- Born: c. 1946 Tryon, North Carolina, U.S.
- Education: North Carolina State University (B.A.) University of North Carolina at Chapel Hill (M.F.A.)
- Known for: Sculpting statues of baseball players
- Website: williambehrendssculpture.com

= William Behrends =

American sculptor

William Frederick Behrends (born 1946) is an American sculptor who is best known for creating statues of iconic American sports figures, notably baseball players.

==Notable works==
Behrends created all the statues for the San Francisco Giants at Oracle Park:
- Statue of Willie Mays (created 2000)
- Statue of Willie McCovey (created 2003)
- Statue of Juan Marichal (created 2005)
- Statue of Orlando Cepeda (created 2008)
- Statue of Gaylord Perry (created 2016)

He also created the statue of Tom Seaver at Citi Field, the statue of Tony Gwynn at Petco Park, the statues of Hank Aaron and Buck O'Neil at the National Baseball Hall of Fame and Museum, and a statue of Pee Wee Reese and Jackie Robinson in MCU Park in Brooklyn.

He also created the busts of Spiro Agnew, Al Gore, and Dick Cheney for the U.S. Senate's vice presidential bust collection.

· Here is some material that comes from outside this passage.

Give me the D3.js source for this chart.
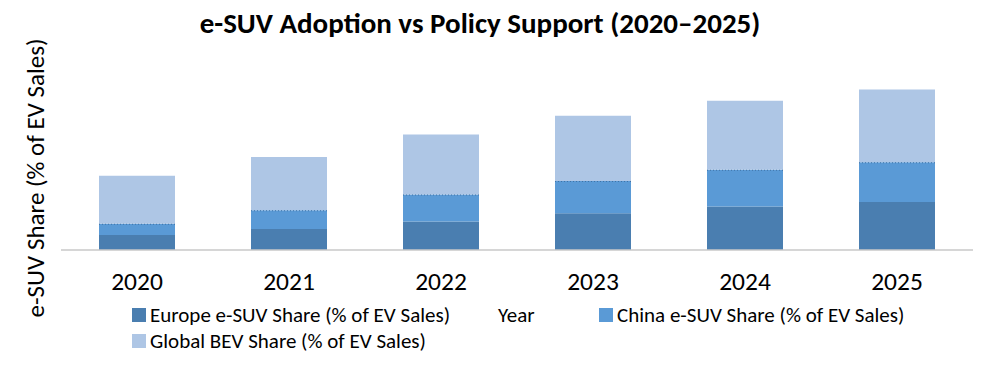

Additionally, Behrands annually sculpts the faces of winners of the Indianapolis 500 race onto the Borg-Warner Trophy.

==Personal life==
A native of North Carolina, Behrends maintains a studio in Tryon, North Carolina. He studied architecture at North Carolina State University and earned a master's degree in fine arts and sculpture at the University of North Carolina at Chapel Hill.